Database Seminar May 2 1997

Dynamic Itemset Counting (DIC)
You will never miss the train again...

Shalom Tsur
Hitachi America Ltd., R&D Division
Santa Clara

Abstract:

The derivation of associations from data is one of the most commonly used techniques in datamining today. An essential ingredient in this process is the identification of large itemsets--subsets of items that appear together in a significant number of the records of the data analyzed. Itemsets form the basis for the formulation of the association rules of interest. The standard method used in the derivation, Apriori, counts the itemsets by performing multiple passes over the data.
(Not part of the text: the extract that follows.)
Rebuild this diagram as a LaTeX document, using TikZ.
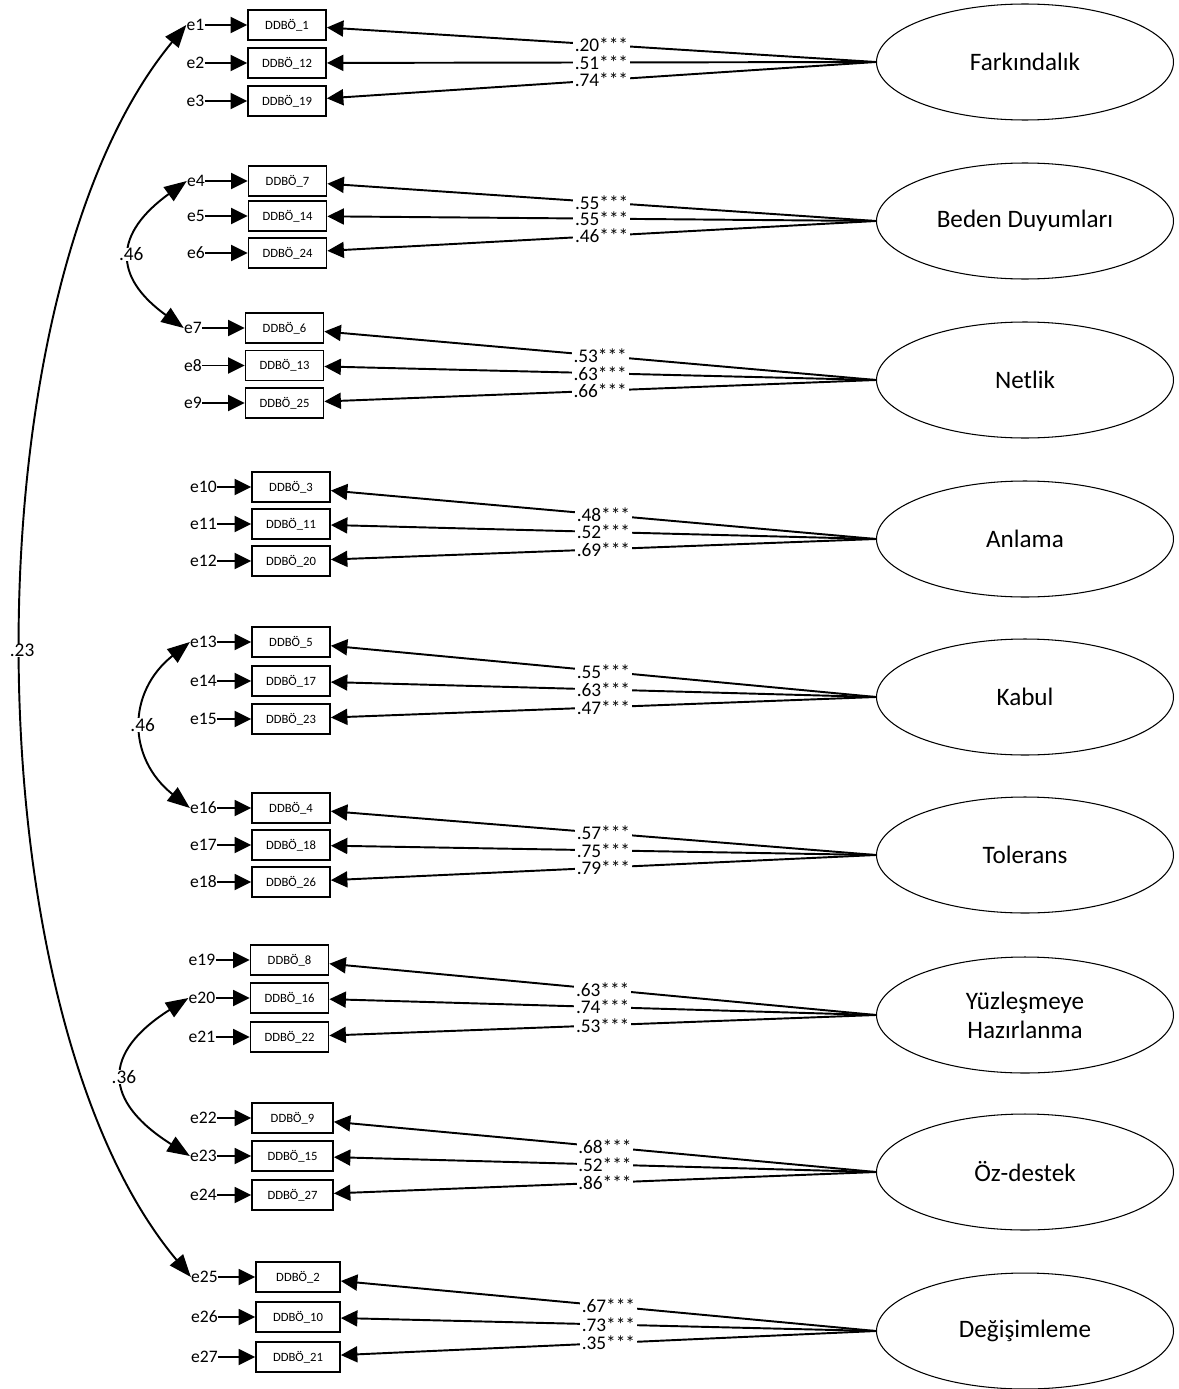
\documentclass[tikz,border=0pt]{standalone}
\usepackage{fontspec}
\setmainfont{Carlito}
\usetikzlibrary{shapes.geometric,arrows.meta,positioning}

\begin{document}
\begin{tikzpicture}[x=0.02cm,y=-0.02cm,node distance=0.85cm,
   item/.style={draw,line width=1pt,minimum width=1.56cm,minimum height=0.6cm,inner sep=0pt,font=\fontsize{7.2}{8}\selectfont},
   factor/.style={draw,ellipse,line width=0.6pt,minimum width=5.94cm,minimum height=2.32cm,inner sep=0pt,align=center,font=\fontsize{14.3}{16.5}\selectfont},
   err/.style={inner sep=0pt,font=\fontsize{10}{12}\selectfont},
   load/.style={-{Triangle[length=0.33cm,width=0.32cm]},line width=1.1pt},
   cov/.style={{Triangle[length=0.45cm,width=0.34cm]}-{Triangle[length=0.45cm,width=0.34cm]},line width=1.1pt},
   val/.style={fill=white,inner xsep=1pt,inner ysep=0pt,font=\fontsize{11}{13}\selectfont}]
   \useasboundingbox (0,0) rectangle (1178,1389);
   % factors
   \node[factor] (f_1) at (1025,62) {Farkındalık};
   \node[factor] (f_2) at (1025,221) {Beden Duyumları};
   \node[factor] (f_3) at (1025,380) {Netlik};
   \node[factor] (f_4) at (1025,539) {Anlama};
   \node[factor] (f_5) at (1025,697) {Kabul};
   \node[factor] (f_6) at (1025,855) {Tolerans};
   \node[factor] (f_7) at (1025,1015) {Yüzleşmeye\\Hazırlanma};
   \node[factor] (f_8) at (1025,1172) {Öz-destek};
   \node[factor] (f_9) at (1025,1331) {Değişimleme};
   % items
   \node[item] (d_1) at (287,25) {DDBÖ\_1};
   \node[item] (d_12) at (287,63) {DDBÖ\_12};
   \node[item] (d_19) at (287,101) {DDBÖ\_19};
   \node[item] (d_7) at (287.5,181) {DDBÖ\_7};
   \node[item] (d_14) at (287.5,216) {DDBÖ\_14};
   \node[item] (d_24) at (287.5,253) {DDBÖ\_24};
   \node[item] (d_6) at (284.5,328) {DDBÖ\_6};
   \node[item] (d_13) at (284.5,365.5) {DDBÖ\_13};
   \node[item] (d_25) at (284.5,403) {DDBÖ\_25};
   \node[item] (d_3) at (291,487) {DDBÖ\_3};
   \node[item] (d_11) at (291,524) {DDBÖ\_11};
   \node[item] (d_20) at (291,561) {DDBÖ\_20};
   \node[item] (d_5) at (291,642) {DDBÖ\_5};
   \node[item] (d_17) at (291,681) {DDBÖ\_17};
   \node[item] (d_23) at (291,719) {DDBÖ\_23};
   \node[item] (d_4) at (291,808) {DDBÖ\_4};
   \node[item] (d_18) at (291,845) {DDBÖ\_18};
   \node[item] (d_26) at (291,882) {DDBÖ\_26};
   \node[item] (d_8) at (289.5,960) {DDBÖ\_8};
   \node[item] (d_16) at (289.5,998) {DDBÖ\_16};
   \node[item] (d_22) at (289.5,1037) {DDBÖ\_22};
   \node[item,minimum width=1.62cm] (d_9) at (292.5,1118) {DDBÖ\_9};
   \node[item,minimum width=1.62cm] (d_15) at (292.5,1156) {DDBÖ\_15};
   \node[item,minimum width=1.62cm] (d_27) at (292.5,1195) {DDBÖ\_27};
   \node[item,minimum width=1.68cm] (d_2) at (298,1277) {DDBÖ\_2};
   \node[item,minimum width=1.68cm] (d_10) at (298,1317) {DDBÖ\_10};
   \node[item,minimum width=1.68cm] (d_21) at (298,1357) {DDBÖ\_21};
   % errors
   \node[err] (e_1) [left=of d_1] {e1};
   \node[err] (e_2) [left=of d_12] {e2};
   \node[err] (e_3) [left=of d_19] {e3};
   \node[err] (e_4) [left=of d_7] {e4};
   \node[err] (e_5) [left=of d_14] {e5};
   \node[err] (e_6) [left=of d_24] {e6};
   \node[err] (e_7) [left=of d_6] {e7};
   \node[err] (e_8) [left=of d_13] {e8};
   \node[err] (e_9) [left=of d_25] {e9};
   \node[err] (e_10) [left=0.68cm of d_3] {e10};
   \node[err] (e_11) [left=0.68cm of d_11] {e11};
   \node[err] (e_12) [left=0.68cm of d_20] {e12};
   \node[err] (e_13) [left=0.68cm of d_5] {e13};
   \node[err] (e_14) [left=0.68cm of d_17] {e14};
   \node[err] (e_15) [left=0.68cm of d_23] {e15};
   \node[err] (e_16) [left=0.68cm of d_4] {e16};
   \node[err] (e_17) [left=0.68cm of d_18] {e17};
   \node[err] (e_18) [left=0.68cm of d_26] {e18};
   \node[err] (e_19) [left=0.68cm of d_8] {e19};
   \node[err] (e_20) [left=0.68cm of d_16] {e20};
   \node[err] (e_21) [left=0.68cm of d_22] {e21};
   \node[err] (e_22) [left=0.68cm of d_9] {e22};
   \node[err] (e_23) [left=0.68cm of d_15] {e23};
   \node[err] (e_24) [left=0.68cm of d_27] {e24};
   \node[err] (e_25) [left=0.74cm of d_2] {e25};
   \node[err] (e_26) [left=0.74cm of d_10] {e26};
   \node[err] (e_27) [left=0.74cm of d_21] {e27};
   \path[load]
   (e_1) edge (d_1)   (e_2) edge (d_12)  (e_3) edge (d_19)
   (e_4) edge (d_7)   (e_5) edge (d_14)  (e_6) edge (d_24)
   (e_7) edge (d_6)   (e_8) edge (d_13)  (e_9) edge (d_25)
   (e_10) edge (d_3)  (e_11) edge (d_11) (e_12) edge (d_20)
   (e_13) edge (d_5)  (e_14) edge (d_17) (e_15) edge (d_23)
   (e_16) edge (d_4)  (e_17) edge (d_18) (e_18) edge (d_26)
   (e_19) edge (d_8)  (e_20) edge (d_16) (e_21) edge (d_22)
   (e_22) edge (d_9)  (e_23) edge (d_15) (e_24) edge (d_27)
   (e_25) edge (d_2)  (e_26) edge (d_10) (e_27) edge (d_21);
   % loadings
   \path[load]
   (f_1.west) edge node[val] {.20***} (d_1)
              edge node[val] {.51***} (d_12)
              edge node[val] {.74***} (d_19)
   (f_2.west) edge node[val] {.55***} (d_7)
              edge node[val] {.55***} (d_14)
              edge node[val] {.46***} (d_24)
   (f_3.west) edge node[val] {.53***} (d_6)
              edge node[val] {.63***} (d_13)
              edge node[val] {.66***} (d_25)
   (f_4.west) edge node[val] {.48***} (d_3)
              edge node[val] {.52***} (d_11)
              edge node[val] {.69***} (d_20)
   (f_5.west) edge node[val] {.55***} (d_5)
              edge node[val] {.63***} (d_17)
              edge node[val] {.47***} (d_23)
   (f_6.west) edge node[val] {.57***} (d_4)
              edge node[val] {.75***} (d_18)
              edge node[val] {.79***} (d_26)
   (f_7.west) edge node[val] {.63***} (d_8)
              edge node[val] {.74***} (d_16)
              edge node[val] {.53***} (d_22)
   (f_8.west) edge node[val] {.68***} (d_9)
              edge node[val] {.52***} (d_15)
              edge node[val] {.86***} (d_27)
   (f_9.west) edge node[val] {.67***} (d_2)
              edge node[val] {.73***} (d_10)
              edge node[val] {.35***} (d_21);
   % covariances
   \draw[cov] (e_1.west) .. controls +(-220,265) and +(-224,-267) .. (e_25.west) node[val,pos=0.5] {.23};
   \draw[cov] (e_4.west) .. controls +(-72,52) and +(-72,-52) .. (e_7.west) node[val,pos=0.5] {.46};
   \draw[cov] (e_13.west) .. controls +(-63,50) and +(-63,-50) .. (e_16.west) node[val,pos=0.5] {.46};
   \draw[cov] (e_20.west) .. controls +(-87,55) and +(-87,-55) .. (e_23.west) node[val,pos=0.5] {.36};
\end{tikzpicture}
\end{document}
Other methods, discussed by H. Toivonen, use sampling methods to estimate the itemsets and so to reduce the number of passes required.

Dynamic Itemset Counting (DIC) is a method developed by S. Brin, R. Motwani and J. Ullman at Stanford and by S. Tsur and G.D. Ramkumar of Hitachi America. The method seeks to strike a balance between the performance of Apriori and the accuracy of sampling methods by using multiple counts during each pass over the data. The process can be thought of as a train that makes multiple stops during a pass over the data. At each stop a new counting process can commence and it has been shown that the total number of passes can be reduced relative to other methods.

The method lends itself to parallel computation and some early results will be reported.